Disrupting the market with novel technology
BloomX’s founders acknowledge that their mission is highly ambitious, with many hurdles to be overcome along the way. “One of the most significant challenges has been convincing growers to put their trust in technology rather than in bees, with which they have been using for decades,” they explain.
“However, as our approach replicates the natural pollination process and is able to be seamlessly incorporated into existing crop growing procedures, it is a challenge we are able to overcome primarily through demonstrations and case studies of our successes with existing clients.”
With recent investment and planned expansion, the company appears to be well on its way to addressing these challenges.
Future plans for agtech leadership
BloomX intends to target agricultural growers that are facing the consequences of declining insect species.
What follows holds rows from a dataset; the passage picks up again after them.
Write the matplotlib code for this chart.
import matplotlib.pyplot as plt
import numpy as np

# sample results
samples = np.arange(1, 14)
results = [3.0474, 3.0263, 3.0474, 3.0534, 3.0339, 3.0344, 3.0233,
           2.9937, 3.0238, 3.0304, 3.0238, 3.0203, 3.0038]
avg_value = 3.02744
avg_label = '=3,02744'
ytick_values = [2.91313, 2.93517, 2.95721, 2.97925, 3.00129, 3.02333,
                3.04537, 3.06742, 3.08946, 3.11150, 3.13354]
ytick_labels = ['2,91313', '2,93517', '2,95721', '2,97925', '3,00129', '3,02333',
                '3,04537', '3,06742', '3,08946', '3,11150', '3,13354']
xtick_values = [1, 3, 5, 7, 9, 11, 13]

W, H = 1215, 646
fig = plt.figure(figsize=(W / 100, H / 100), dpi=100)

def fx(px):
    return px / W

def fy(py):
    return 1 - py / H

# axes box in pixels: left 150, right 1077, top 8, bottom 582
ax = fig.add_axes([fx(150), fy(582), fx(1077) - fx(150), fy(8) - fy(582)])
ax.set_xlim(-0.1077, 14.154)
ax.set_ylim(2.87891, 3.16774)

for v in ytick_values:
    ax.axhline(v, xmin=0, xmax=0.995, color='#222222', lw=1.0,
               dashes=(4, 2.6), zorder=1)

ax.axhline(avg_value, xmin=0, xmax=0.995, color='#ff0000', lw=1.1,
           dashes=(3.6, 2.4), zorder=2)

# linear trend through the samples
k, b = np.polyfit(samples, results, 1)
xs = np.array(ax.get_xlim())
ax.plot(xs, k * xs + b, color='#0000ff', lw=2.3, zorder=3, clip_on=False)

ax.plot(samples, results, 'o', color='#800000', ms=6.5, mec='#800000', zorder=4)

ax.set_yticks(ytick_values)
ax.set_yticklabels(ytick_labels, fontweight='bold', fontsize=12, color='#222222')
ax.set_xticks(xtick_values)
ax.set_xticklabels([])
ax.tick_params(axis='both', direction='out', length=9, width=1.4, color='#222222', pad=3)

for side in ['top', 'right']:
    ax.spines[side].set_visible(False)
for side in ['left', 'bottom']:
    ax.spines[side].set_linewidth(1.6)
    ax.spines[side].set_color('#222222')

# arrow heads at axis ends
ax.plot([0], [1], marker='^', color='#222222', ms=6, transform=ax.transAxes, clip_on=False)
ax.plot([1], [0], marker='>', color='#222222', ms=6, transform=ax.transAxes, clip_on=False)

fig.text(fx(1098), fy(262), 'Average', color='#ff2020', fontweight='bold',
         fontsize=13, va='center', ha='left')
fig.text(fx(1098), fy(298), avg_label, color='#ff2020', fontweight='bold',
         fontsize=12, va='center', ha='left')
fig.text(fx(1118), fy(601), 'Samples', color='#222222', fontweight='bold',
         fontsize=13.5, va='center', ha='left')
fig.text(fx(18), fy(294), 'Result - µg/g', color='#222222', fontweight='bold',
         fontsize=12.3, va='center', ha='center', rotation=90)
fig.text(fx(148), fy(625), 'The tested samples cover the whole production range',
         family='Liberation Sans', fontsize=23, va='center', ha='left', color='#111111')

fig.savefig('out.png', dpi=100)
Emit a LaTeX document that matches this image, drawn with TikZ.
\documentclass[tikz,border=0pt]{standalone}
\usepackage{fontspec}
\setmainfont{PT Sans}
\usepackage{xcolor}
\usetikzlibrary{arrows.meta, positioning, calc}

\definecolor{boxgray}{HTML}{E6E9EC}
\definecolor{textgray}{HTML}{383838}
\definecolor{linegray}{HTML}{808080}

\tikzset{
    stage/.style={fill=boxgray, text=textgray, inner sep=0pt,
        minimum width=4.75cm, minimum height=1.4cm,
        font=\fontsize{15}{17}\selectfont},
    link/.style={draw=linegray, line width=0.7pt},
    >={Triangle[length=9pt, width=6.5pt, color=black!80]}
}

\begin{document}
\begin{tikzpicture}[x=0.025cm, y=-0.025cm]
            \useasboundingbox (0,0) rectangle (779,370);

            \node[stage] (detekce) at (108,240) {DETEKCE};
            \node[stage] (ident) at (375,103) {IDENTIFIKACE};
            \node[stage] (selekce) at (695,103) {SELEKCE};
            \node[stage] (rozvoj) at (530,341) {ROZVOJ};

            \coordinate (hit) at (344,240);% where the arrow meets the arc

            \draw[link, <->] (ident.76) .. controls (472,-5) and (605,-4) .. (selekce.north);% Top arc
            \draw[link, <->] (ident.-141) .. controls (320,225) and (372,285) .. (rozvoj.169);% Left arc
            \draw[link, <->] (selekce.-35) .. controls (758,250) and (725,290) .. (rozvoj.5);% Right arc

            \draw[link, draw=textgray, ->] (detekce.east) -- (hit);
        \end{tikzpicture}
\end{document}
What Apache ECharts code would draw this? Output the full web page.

According to its founders, initial clients include some of the world’s leading Tier 1 and 2 blueberry and avocado growers in Latin America, South America, South Africa and the US.
As the company expands, it will continue to test its solutions on different crops and increase its product range. This will include the ongoing improvement of its AI algorithms, as well as the development of autonomous machinery. By advancing its automation capabilities, in collaboration with fellow agtech businesses, the startup hopes to improve productivity and efficiency while reducing the burden of labour costs.
In February 2023, BloomX closed an $8 million seed funding round led by Ahern Agribusiness, with additional participation from Vasuki Global Tech fund, Bio Bee, the Israeli Innovation Authority and Dr Gal Yarden. This investment will be used to further its research and development, enabling it to develop solutions for additional crops.
“Our next goals and milestones include securing funding for our next round, which will enable us to further develop our technology and expand our operations. We’re actively working on developing new crop-specific tools, to enhance our pollination process,” say BloomX’s founders. Ultimately, their goal is to establish BloomX as an industry leader within the agtech sector by 2033.